Party sources confirmed that Mr Clegg will use the speech, traditionally reserved for leaders who have recently resigned or been forced out, to make an impassioned defence of EU membership. The former deputy prime minister, who resigned the leadership in the wake of a disastrous election that saw the Lib Dems reduced from 56 to eight MPs, will also speak on the EU at two fringe events.

New leader Tim Farron, however, cannot hope for much media coverage of the conference in Bournemouth despite Mr Clegg’s high-profile intervention. Usually, government does not make any announcements during major party conferences, but it is understood that the LibDems are now considered too small to qualify for that dispensation. For example, journalists have been invited to a rail briefing in London on the Monday during conference, an event that would not have been scheduled when the Lib Dems were the House of Commons’ third-largest party. They have been replaced by the SNP, which won 56 of 59 seats in Scotland.

On the plus side, the LibDem conference is expected to have its highest attendance in recent years after a surge in membership in the wake of the election.

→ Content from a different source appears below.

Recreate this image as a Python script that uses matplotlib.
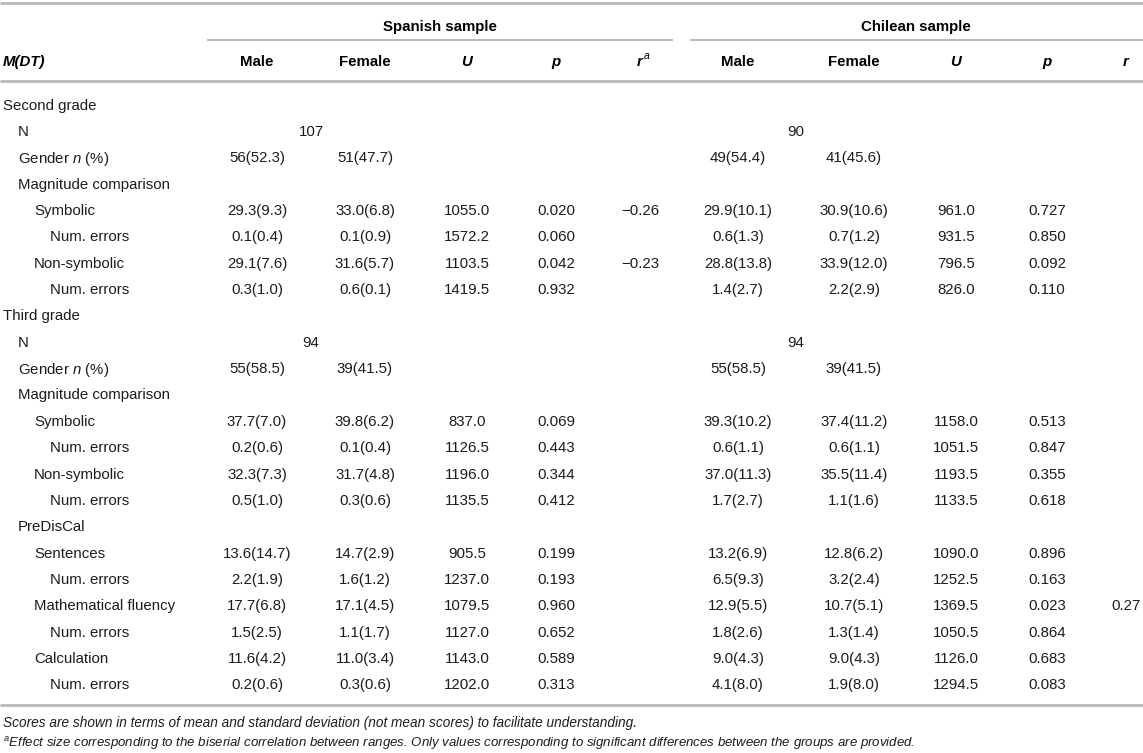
import matplotlib
matplotlib.use("Agg")
import matplotlib.pyplot as plt

plt.rcParams['font.family'] = ['Liberation Sans', 'DejaVu Sans']
plt.rcParams['mathtext.fontset'] = 'custom'
plt.rcParams['mathtext.rm'] = 'Liberation Sans'
plt.rcParams['mathtext.it'] = 'Liberation Sans:italic'
plt.rcParams['mathtext.bf'] = 'Liberation Sans:bold'

# ---------------- data ----------------
row_labels = [
    "Second grade", "N", "Gender $n$ (%)", "Magnitude comparison",
    "Symbolic", "Num. errors", "Non-symbolic", "Num. errors",
    "Third grade", "N", "Gender $n$ (%)", "Magnitude comparison",
    "Symbolic", "Num. errors", "Non-symbolic", "Num. errors",
    "PreDisCal", "Sentences", "Num. errors", "Mathematical fluency",
    "Num. errors", "Calculation", "Num. errors",
]
row_levels = [0, 1, 1, 1, 2, 3, 2, 3,
              0, 1, 1, 1, 2, 3, 2, 3,
              1, 2, 3, 2, 3, 2, 3]

# N per sample (spans Male+Female)
n_spanish = {1: "107", 9: "94"}
n_chilean = {1: "90", 9: "94"}

spanish_male = ["", "", "56(52.3)", "", "29.3(9.3)", "0.1(0.4)", "29.1(7.6)", "0.3(1.0)",
                "", "", "55(58.5)", "", "37.7(7.0)", "0.2(0.6)", "32.3(7.3)", "0.5(1.0)",
                "", "13.6(14.7)", "2.2(1.9)", "17.7(6.8)", "1.5(2.5)", "11.6(4.2)", "0.2(0.6)"]
spanish_female = ["", "", "51(47.7)", "", "33.0(6.8)", "0.1(0.9)", "31.6(5.7)", "0.6(0.1)",
                  "", "", "39(41.5)", "", "39.8(6.2)", "0.1(0.4)", "31.7(4.8)", "0.3(0.6)",
                  "", "14.7(2.9)", "1.6(1.2)", "17.1(4.5)", "1.1(1.7)", "11.0(3.4)", "0.3(0.6)"]
spanish_U = ["", "", "", "", "1055.0", "1572.2", "1103.5", "1419.5",
             "", "", "", "", "837.0", "1126.5", "1196.0", "1135.5",
             "", "905.5", "1237.0", "1079.5", "1127.0", "1143.0", "1202.0"]
spanish_p = ["", "", "", "", "0.020", "0.060", "0.042", "0.932",
             "", "", "", "", "0.069", "0.443", "0.344", "0.412",
             "", "0.199", "0.193", "0.960", "0.652", "0.589", "0.313"]
spanish_r = ["", "", "", "", "\u22120.26", "", "\u22120.23", "",
             "", "", "", "", "", "", "", "",
             "", "", "", "", "", "", ""]

chilean_male = ["", "", "49(54.4)", "", "29.9(10.1)", "0.6(1.3)", "28.8(13.8)", "1.4(2.7)",
                "", "", "55(58.5)", "", "39.3(10.2)", "0.6(1.1)", "37.0(11.3)", "1.7(2.7)",
                "", "13.2(6.9)", "6.5(9.3)", "12.9(5.5)", "1.8(2.6)", "9.0(4.3)", "4.1(8.0)"]
chilean_female = ["", "", "41(45.6)", "", "30.9(10.6)", "0.7(1.2)", "33.9(12.0)", "2.2(2.9)",
                  "", "", "39(41.5)", "", "37.4(11.2)", "0.6(1.1)", "35.5(11.4)", "1.1(1.6)",
                  "", "12.8(6.2)", "3.2(2.4)", "10.7(5.1)", "1.3(1.4)", "9.0(4.3)", "1.9(8.0)"]
chilean_U = ["", "", "", "", "961.0", "931.5", "796.5", "826.0",
             "", "", "", "", "1158.0", "1051.5", "1193.5", "1133.5",
             "", "1090.0", "1252.5", "1369.5", "1050.5", "1126.0", "1294.5"]
chilean_p = ["", "", "", "", "0.727", "0.850", "0.092", "0.110",
             "", "", "", "", "0.513", "0.847", "0.355", "0.618",
             "", "0.896", "0.163", "0.023", "0.864", "0.683", "0.083"]
chilean_r = ["", "", "", "", "", "", "", "",
             "", "", "", "", "", "", "", "",
             "", "", "", "0.27", "", "", ""]

col_headers = ["Male", "Female", "U", "p", "r", "Male", "Female", "U", "p", "r"]
group_headers = ["Spanish sample", "Chilean sample"]
stub_header = "M(DT)"
footnotes = [
    "Scores are shown in terms of mean and standard deviation (not mean scores) to facilitate understanding.",
    "$^{a}$Effect size corresponding to the biserial correlation between ranges. Only values corresponding to significant differences between the groups are provided.",
]

# ---------------- layout ----------------
W, H = 1143, 753
fig = plt.figure(figsize=(W / 100, H / 100), dpi=100)
ax = fig.add_axes([0, 0, 1, 1])
ax.set_xlim(0, W)
ax.set_ylim(H, 0)
ax.axis("off")

FS = 10.8
TXT = "#1c1c1c"
LINE = "#b8b8b8"

col_x = [257, 365, 467, 556, 640, 738, 854, 956, 1047, 1126]
row_y0, row_dy = 104, 26.36
indent = [3, 18, 34, 50]

# rules
ax.plot([0, W], [3, 3], color=LINE, lw=2.0, solid_capstyle="butt")
ax.plot([207, 673], [40, 40], color=LINE, lw=1.4, solid_capstyle="butt")
ax.plot([690, W], [40, 40], color=LINE, lw=1.4, solid_capstyle="butt")
ax.plot([0, W], [81, 81], color=LINE, lw=2.0, solid_capstyle="butt")
ax.plot([0, W], [705, 705], color=LINE, lw=2.0, solid_capstyle="butt")

# group headers
ax.text(440, 25, group_headers[0], ha="center", va="center_baseline",
        fontsize=FS, fontweight="bold", color="black")
ax.text(916, 25, group_headers[1], ha="center", va="center_baseline",
        fontsize=FS, fontweight="bold", color="black")

# column headers
hy = 60
ax.text(3, hy, stub_header, ha="left", va="center_baseline", fontsize=FS,
        fontweight="bold", style="italic", color="black")
for i, (x, h) in enumerate(zip(col_x, col_headers)):
    if h in ("U", "p", "r"):
        if i == 4:
            ax.text(x + 3, hy, h, ha="right", va="center_baseline", fontsize=FS,
                    fontweight="bold", style="italic", color="black")
            ax.text(x + 3.5, hy - 5, "a", ha="left", va="center_baseline", fontsize=7.5,
                    style="italic", color="black")
        else:
            ax.text(x, hy, h, ha="center", va="center_baseline", fontsize=FS,
                    fontweight="bold", style="italic", color="black")
    else:
        ax.text(x, hy, h, ha="center", va="center_baseline", fontsize=FS,
                fontweight="bold", color="black")

# body
columns = [spanish_male, spanish_female, spanish_U, spanish_p, spanish_r,
           chilean_male, chilean_female, chilean_U, chilean_p, chilean_r]
for i, lab in enumerate(row_labels):
    y = row_y0 + i * row_dy
    ax.text(indent[row_levels[i]], y, lab, ha="left", va="center_baseline",
            fontsize=FS, color=TXT)
    for x, col in zip(col_x, columns):
        if col[i]:
            ax.text(x, y, col[i], ha="center", va="center_baseline",
                    fontsize=FS, color=TXT)
    if i in n_spanish:
        ax.text((col_x[0] + col_x[1]) / 2, y, n_spanish[i], ha="center",
                va="center_baseline", fontsize=FS, color=TXT)
    if i in n_chilean:
        ax.text((col_x[5] + col_x[6]) / 2, y, n_chilean[i], ha="center",
                va="center_baseline", fontsize=FS, color=TXT)

# footnotes
ax.text(3, 722, footnotes[0], ha="left", va="center_baseline", fontsize=9.8,
        style="italic", color=TXT)
ax.text(3, 741, footnotes[1], ha="left", va="center_baseline", fontsize=9.5,
        style="italic", color=TXT)

fig.savefig("out.png", dpi=100)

The party increased its numbers more than 30 per cent barely a month after May’s debacle, while centre-left activists frustrated by coalition were cheered by the election of Mr Farron, who was untainted by power-sharing with the Conservatives because he was never a minister.

The conference will be lit up by a series of clashes on issues such as Trident – members will debate whether to make scrapping the nuclear deterrent party policy. The policy at the election was to reduce the submarines that carry Trident from four to three, which would end 24-hour patrols but significantly reduce the cost, estimated at up to £100bn, of replacing the aging fleet.

Another motion for debate is whether the leader should have a veto on policies set by party conference, so Mr Farron would not have to include them in an election manifesto. This would help avoid a repeat of the LibDems’ catastrophic decision to renege on a pledge to oppose tuition fees and in fact support a trebling of them as part of the price of coalition. The leader could make sure that certain policies could be excluded from the manifesto to avoid accusations of breaking manifesto pledges.

Party sources argued this will cause a “hoo-ha”, but that it will be defeated for being undemocratic and is unlikely to have Mr Farron’s support.